## Start

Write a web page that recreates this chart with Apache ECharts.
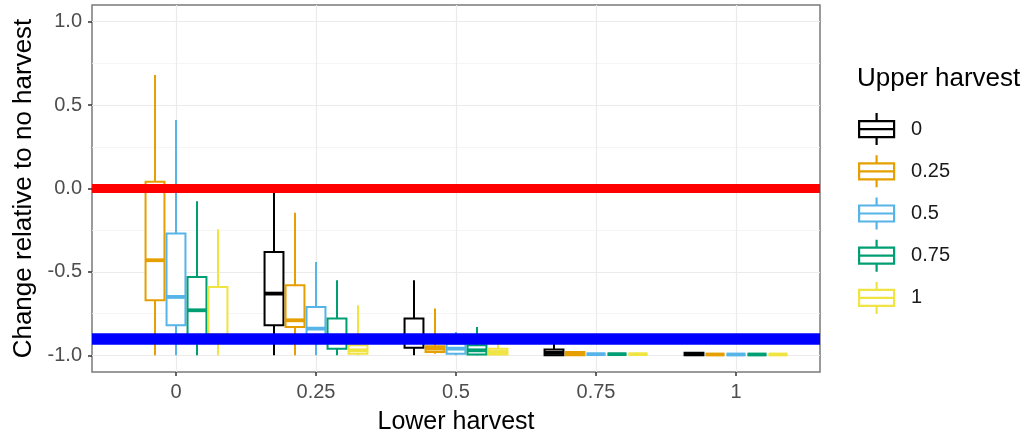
<!DOCTYPE html>
<html>
<head>
<meta charset="utf-8">
<script src="https://cdn.jsdelivr.net/npm/echarts@6/dist/echarts.min.js"></script>
<style>
html,body{margin:0;padding:0;background:#fff;}
#chart{width:1034px;height:440px;}
</style>
</head>
<body>
<div id="chart"></div>
<script>
// ---- data ----
const lowerHarvest = ['0', '0.25', '0.5', '0.75', '1'];          // x categories
const upperHarvest = ['0', '0.25', '0.5', '0.75', '1'];          // groups
const groupColors = ['#000000', '#E69F00', '#56B4E9', '#009E73', '#F0E442'];
// each entry: [min, q1, median, q3, max] for lower harvest 0, 0.25, 0.5, 0.75, 1
const upper0   = [[0, 0, 0, 0, 0], [-1.0, -0.82, -0.63, -0.38, -0.02], [-1.0, -0.955, -0.90, -0.78, -0.55], [-1.0, -1.0, -0.985, -0.965, -0.93], [-1.0, -1.0, -0.993, -0.985, -0.985]];
const upper025 = [[-1.0, -0.67, -0.43, 0.04, 0.68], [-1.0, -0.83, -0.79, -0.58, -0.145], [-0.99, -0.98, -0.96, -0.945, -0.72], [-1.0, -1.0, -0.99, -0.98, -0.98], [-0.995, -0.995, -0.995, -0.995, -0.995]];
const upper05  = [[-1.0, -0.82, -0.65, -0.27, 0.41], [-1.0, -0.90, -0.84, -0.71, -0.44], [-1.0, -0.99, -0.96, -0.93, -0.86], [-0.993, -0.993, -0.993, -0.993, -0.993], [-0.995, -0.995, -0.995, -0.995, -0.995]];
const upper075 = [[-1.0, -0.89, -0.73, -0.53, -0.076], [-1.0, -0.96, -0.90, -0.78, -0.55], [-1.0, -0.995, -0.97, -0.94, -0.83], [-0.993, -0.993, -0.993, -0.993, -0.993], [-0.995, -0.995, -0.995, -0.995, -0.995]];
const upper1   = [[-1.0, -0.91, -0.88, -0.59, -0.245], [-1.0, -0.99, -0.97, -0.94, -0.70], [-1.0, -0.995, -0.98, -0.96, -0.93], [-0.993, -0.993, -0.993, -0.993, -0.993], [-0.995, -0.995, -0.995, -0.995, -0.995]];
const groupData = [upper0, upper025, upper05, upper075, upper1];
const yTicks = [-1, -0.5, 0, 0.5, 1];
const yMinorBreaks = [-0.75, -0.25, 0.25, 0.75];
const xTicks = [0, 1, 2, 3, 4];
const refLines = [{value: 0, color: '#FF0000', width: 9}, {value: -0.9, color: '#0000FF', width: 11.5}];

// ---- layout constants ----
const DODGE = 0.15;      // 0.75 / 5 groups
const BOX_W = 0.135;     // with 10% padding

const FONT = '"Liberation Sans", Arial, Helvetica, sans-serif';

function makeRenderItem(k, color) {
  const offset = (k - 2) * DODGE;
  return function (params, api) {
    const x = api.value(0) + offset;
    const mn = api.value(1), q1 = api.value(2), md = api.value(3), q3 = api.value(4), mx = api.value(5);
    const pMax = api.coord([x, mx]);
    const pQ3 = api.coord([x, q3]);
    const pMd = api.coord([x, md]);
    const pQ1 = api.coord([x, q1]);
    const pMin = api.coord([x, mn]);
    const half = api.size([BOX_W, 0])[0] / 2;
    const cx = pMd[0];
    const lw = 2;
    return {
      type: 'group',
      children: [
        {type: 'line', shape: {x1: cx, y1: pMax[1], x2: cx, y2: pQ3[1]}, style: {stroke: color, lineWidth: lw}},
        {type: 'line', shape: {x1: cx, y1: pQ1[1], x2: cx, y2: pMin[1]}, style: {stroke: color, lineWidth: lw}},
        {type: 'rect', shape: {x: cx - half, y: pQ3[1], width: 2 * half, height: pQ1[1] - pQ3[1]}, style: {fill: '#fff', stroke: color, lineWidth: lw}},
        {type: 'line', shape: {x1: cx - half, y1: pMd[1], x2: cx + half, y2: pMd[1]}, style: {stroke: color, lineWidth: 3.8}}
      ]
    };
  };
}

const boxSeries = upperHarvest.map(function (name, k) {
  return {
    name: name,
    type: 'custom',
    z: 3,
    renderItem: makeRenderItem(k, groupColors[k]),
    encode: {x: 0, y: [1, 2, 3, 4, 5]},
    data: groupData[k].map(function (d, i) { return [i].concat(d); }),
    itemStyle: {color: groupColors[k]}
  };
});

const gridLineStyle = {color: '#ebebeb', width: 1.2, type: 'solid'};
const gridSeries = {
  name: 'grid',
  type: 'line',
  data: [],
  z: 1,
  silent: true,
  markLine: {
    z: 1,
    silent: true,
    symbol: ['none', 'none'],
    label: {show: false},
    animation: false,
    data: [].concat(
      yTicks.map(function (v) { return {yAxis: v, lineStyle: gridLineStyle}; }),
      yMinorBreaks.map(function (v) { return {yAxis: v, lineStyle: {color: '#f2f2f2', width: 0.8, type: 'solid'}}; }),
      xTicks.map(function (v) { return {xAxis: v, lineStyle: gridLineStyle}; })
    )
  }
};

const refSeries = {
  name: 'ref',
  type: 'line',
  data: [],
  z: 10,
  silent: true,
  markLine: {
    z: 10,
    silent: true,
    symbol: ['none', 'none'],
    label: {show: false},
    animation: false,
    data: refLines.map(function (r) { return {yAxis: r.value, lineStyle: {color: r.color, width: r.width, type: 'solid'}}; })
  }
};

const legendIcon = 'path://M17.5,0L17.5,8M0,8L35,8L35,24L0,24ZM0,16L35,16M17.5,24L17.5,32';

const option = {
  animation: false,
  backgroundColor: '#fff',
  textStyle: {fontFamily: FONT},
  title: {
    text: 'Upper harvest',
    left: 857,
    top: 66,
    padding: 0,
    textStyle: {fontFamily: FONT, fontSize: 26, fontWeight: 'normal', color: '#000'}
  },
  legend: {
    orient: 'vertical',
    left: 858,
    top: 112,
    padding: 0,
    itemWidth: 35,
    itemHeight: 32,
    itemGap: 8,
    selectedMode: false,
    textStyle: {fontFamily: FONT, fontSize: 20, color: '#1a1a1a', padding: [0, 0, 0, 12]},
    data: upperHarvest.map(function (name, k) {
      return {name: name, icon: legendIcon, itemStyle: {color: '#fff', borderColor: groupColors[k], borderWidth: 2.2}};
    })
  },
  grid: {
    left: 92,
    right: 214,
    top: 5,
    bottom: 67,
    show: true,
    backgroundColor: '#fff',
    borderColor: '#7a7a7a',
    borderWidth: 1.5
  },
  xAxis: {
    type: 'value',
    min: -0.6,
    max: 4.6,
    splitLine: {show: false},
    axisLine: {show: false, onZero: false},
    axisTick: {show: true, length: 4, customValues: xTicks, lineStyle: {color: '#333', width: 1.5}},
    axisLabel: {
      customValues: xTicks,
      formatter: function (v) { return lowerHarvest[Math.round(v)]; },
      fontFamily: FONT, fontSize: 20, color: '#4d4d4d', margin: 10
    },
    name: 'Lower harvest',
    nameLocation: 'middle',
    nameGap: 38,
    nameTextStyle: {fontFamily: FONT, fontSize: 25, color: '#000'}
  },
  yAxis: {
    type: 'value',
    min: -1.1,
    max: 1.1,
    splitLine: {show: false},
    axisLine: {show: false, onZero: false},
    axisTick: {show: true, length: 4, customValues: yTicks, lineStyle: {color: '#333', width: 1.5}},
    axisLabel: {
      customValues: yTicks,
      formatter: function (v) { return v.toFixed(1); },
      fontFamily: FONT, fontSize: 20, color: '#4d4d4d', margin: 10
    },
    name: 'Change relative to no harvest',
    nameLocation: 'middle',
    nameGap: 50,
    nameRotate: 90,
    nameTextStyle: {fontFamily: FONT, fontSize: 26, color: '#000'}
  },
  series: [gridSeries].concat(boxSeries, [refSeries])
};

const chart = echarts.init(document.getElementById('chart'), null, {renderer: 'canvas'});
chart.setOption(option);
</script>
</body>
</html>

## End

Problem requirements: Gather each line holding the string "with".

Final answer:
Write a web page that recreates this chart with Apache ECharts.
const BOX_W = 0.135;     // with 10% padding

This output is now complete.